DESPITE reassuring noises from a Sudanese official, it is not much comfort to know that you are not going to be flogged and then hanged for another two years. There is talk that the sentence pronounced on Meriam Yahya Ibrahim is likely to be commuted; but, again, she has few reasons to celebrate, having been forcibly separated from her husband, the father of her 18-month son and the child she is carrying, soon to be born in prison. There is little wonder that members of the public and politicians around the world have protested about Mrs Ibrahim's treatment. The absurd brutality of apostasy laws in Sudan and elsewhere in the Islamic world, however latent, have been pointed up by the particulars of Mrs Ibrahim's case: she was brought up in a household headed by her Christian mother, but because her absent father was a Muslim, she is deemed to have abandoned her faith for another. And her marriage has been annulled, since a Muslim, which the court has concluded she is, cannot marry a Christian.
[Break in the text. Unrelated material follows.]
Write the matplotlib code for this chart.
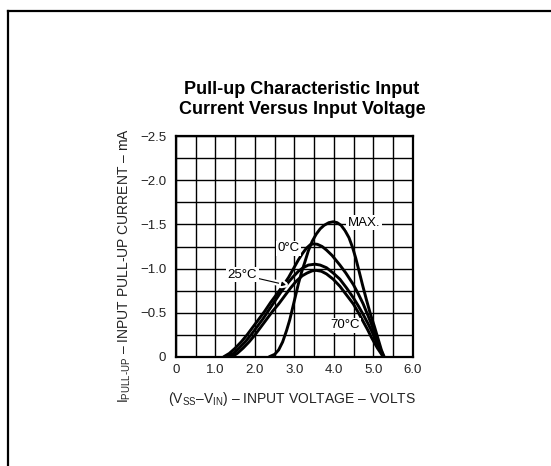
import matplotlib.pyplot as plt
import matplotlib.patheffects as pe
import numpy as np

plt.rcParams['font.family'] = ['Liberation Sans', 'DejaVu Sans']
plt.rcParams['mathtext.fontset'] = 'custom'
plt.rcParams['mathtext.rm'] = 'Liberation Sans'

# Data (voltage in volts, current magnitude in mA)
v_max = [2.35, 2.5, 2.6, 2.7, 2.8, 2.88, 2.95, 3.02, 3.1, 3.18, 3.26, 3.35, 3.45, 3.55, 3.65, 3.75,
         3.87, 3.98, 4.08, 4.18, 4.28, 4.38, 4.47, 4.55, 4.63, 4.72, 4.82, 4.92, 5.02, 5.12, 5.2, 5.27]
i_max = [0.0, 0.03, 0.08, 0.17, 0.3, 0.42, 0.55, 0.68, 0.83, 0.96, 1.07, 1.2, 1.31, 1.39, 1.45, 1.49,
         1.52, 1.53, 1.52, 1.49, 1.43, 1.35, 1.24, 1.12, 0.98, 0.82, 0.65, 0.49, 0.35, 0.2, 0.08, 0.0]

v_0c = [1.2, 1.35, 1.5, 1.65, 1.8, 1.95, 2.1, 2.25, 2.4, 2.55, 2.7, 2.85, 3.0, 3.1, 3.2, 3.3, 3.4,
        3.48, 3.58, 3.7, 3.81, 3.95, 4.15, 4.3, 4.49, 4.62, 4.74, 4.85, 4.95, 5.06, 5.16, 5.27]
i_0c = [0.0, 0.04, 0.1, 0.17, 0.25, 0.34, 0.43, 0.52, 0.62, 0.71, 0.8, 0.9, 1.02, 1.1, 1.17, 1.23, 1.27,
        1.28, 1.275, 1.25, 1.21, 1.15, 1.04, 0.95, 0.82, 0.71, 0.6, 0.48, 0.37, 0.23, 0.1, 0.0]

v_25c = [1.3, 1.45, 1.6, 1.75, 1.9, 2.05, 2.2, 2.35, 2.5, 2.65, 2.8, 2.95, 3.1, 3.22, 3.35, 3.52,
         3.65, 3.81, 3.98, 4.15, 4.32, 4.49, 4.62, 4.74, 4.87, 5.0, 5.12, 5.25]
i_25c = [0.0, 0.04, 0.1, 0.17, 0.25, 0.34, 0.43, 0.53, 0.63, 0.73, 0.82, 0.9, 0.97, 1.01, 1.04, 1.05,
         1.04, 1.01, 0.95, 0.88, 0.78, 0.67, 0.575, 0.48, 0.37, 0.25, 0.12, 0.0]

v_70c = [1.4, 1.55, 1.7, 1.85, 2.0, 2.15, 2.3, 2.45, 2.6, 2.75, 2.9, 3.05, 3.2, 3.32, 3.45, 3.55,
         3.68, 3.81, 3.98, 4.15, 4.32, 4.49, 4.62, 4.74, 4.85, 4.95, 5.1, 5.25]
i_70c = [0.0, 0.04, 0.1, 0.17, 0.25, 0.34, 0.43, 0.52, 0.6, 0.69, 0.78, 0.86, 0.92, 0.95, 0.975, 0.98,
         0.97, 0.94, 0.88, 0.8, 0.7, 0.6, 0.5, 0.4, 0.31, 0.22, 0.1, 0.0]

x_ticks = [0, 1, 2, 3, 4, 5, 6]
x_labels = ['0', '1.0', '2.0', '3.0', '4.0', '5.0', '6.0']
y_ticks = [0, 0.5, 1.0, 1.5, 2.0, 2.5]
y_labels = ['0', '\u22120.5', '\u22121.0', '\u22121.5', '\u22122.0', '\u22122.5']

fig = plt.figure(figsize=(5.51, 4.66), dpi=100)
ax = fig.add_axes([0.3194, 0.234, 0.4301, 0.474])

# outer frame (top and left edges only)
fig.add_artist(plt.Line2D([8/551, 1.0], [1 - 11/466, 1 - 11/466], color='black', lw=1.6))
fig.add_artist(plt.Line2D([8/551, 8/551], [0.0, 1 - 11/466], color='black', lw=1.6))

ax.set_xlim(0, 6)
ax.set_ylim(0, 2.5)
ax.set_xticks(x_ticks)
ax.set_xticklabels(x_labels)
ax.set_yticks(y_ticks)
ax.set_yticklabels(y_labels)
ax.set_xticks(np.arange(0, 6.01, 0.5), minor=True)
ax.set_yticks(np.arange(0, 2.51, 0.25), minor=True)
ax.tick_params(which='both', length=0, labelsize=9.5, colors='#222222')
ax.tick_params(axis='x', pad=5)
ax.tick_params(axis='y', pad=7)
ax.grid(which='both', color='black', lw=1.0)
for s in ax.spines.values():
    s.set_linewidth(1.6)

lw = 2.1
for v, i in [(v_max, i_max), (v_0c, i_0c), (v_25c, i_25c), (v_70c, i_70c)]:
    ax.plot(v, i, color='black', lw=lw, solid_capstyle='butt', solid_joinstyle='round')

box = dict(facecolor='white', edgecolor='none', pad=1.0)
ax.text(4.76, 1.52, 'MAX.', ha='center', va='center', fontsize=9.5, bbox=box)
ax.text(2.86, 1.23, '0\u00b0C', ha='center', va='center', fontsize=9.5, bbox=box)
ax.text(4.28, 0.36, '70\u00b0C', ha='center', va='center', fontsize=9.5, bbox=box)
ax.annotate('25\u00b0C', xy=(2.79, 0.815), xytext=(1.68, 0.93), ha='center', va='center',
            fontsize=9.5, bbox=box,
            arrowprops=dict(arrowstyle='-|>', color='black', lw=0.8, mutation_scale=6,
                            shrinkA=0, shrinkB=0,
                            path_effects=[pe.withStroke(linewidth=4, foreground='white')]))

fig.text(302/551, 1 - 90/466, 'Pull-up Characteristic Input', ha='center', va='center',
         fontsize=13, fontweight='bold')
fig.text(302/551, 1 - 110/466, 'Current Versus Input Voltage', ha='center', va='center',
         fontsize=13, fontweight='bold')

fig.text(292/551, 1 - 399/466,
         '(V$_\\mathregular{SS}$\u2013V$_\\mathregular{IN}$) \u2013 INPUT VOLTAGE \u2013 VOLTS',
         ha='center', va='center', fontsize=10, color='#222222')
fig.text(125/551, 1 - 266/466,
         'I$_\\mathregular{PULL\u2010UP}$ \u2013 INPUT PULL-UP CURRENT \u2013 mA',
         ha='center', va='center', rotation=90, fontsize=10, color='#222222')

fig.savefig('out.png', dpi=100)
Accusing somebody of apostasy is, in the main, a political act, despite the terminology used. The charges laid against Mrs Ibrahim serve the triple purpose of subduing the Christian minority in Sudan, reinforcing the ideological border with the country's new neighbour, the mainly Christian South Sudan, and demonstrating to the government's critics that it can give the radical Islamists a run for their money. When in economic difficulty, it is a standard move for a government to create a distraction. Even better if it can be seen to be standing firm against hostile forces outside the country. Religion is one of the key adhesives in a society, and its enforcement is common when political tensions rise. The victory of the BJP in the Indian elections last week has prompted expressions of disquiet among religious minorities, in case the seeds of religious fanaticism seen over the border in Pakistan find fertile ground under a Hindu nationalist government. Such developments are not unknown in the West. In England, the perceived military threat from the Pope and his allies in the 16th century cast a long shadow over Roman Catholics in this country, though the physical threat was later commuted to disenfranchisement.

There is one aspect of this process, however, that remains a religious matter. Apostasy is the politicisation of doubt. A society must reach - and maintain - a degree of stability and maturity before it can tolerate radical religious dissent. The Early Church discovered this quickly, and Jews down the ages have known this only too well. Rejecting a religion by adopting another makes a public act of the doubts that are usually dealt with in private. The judicial sentencing of Mrs Ibrahim stands at the end of a process that begins with the mishandling of doctrinal disagreement, something of which no faith group, Christianity included, is innocent.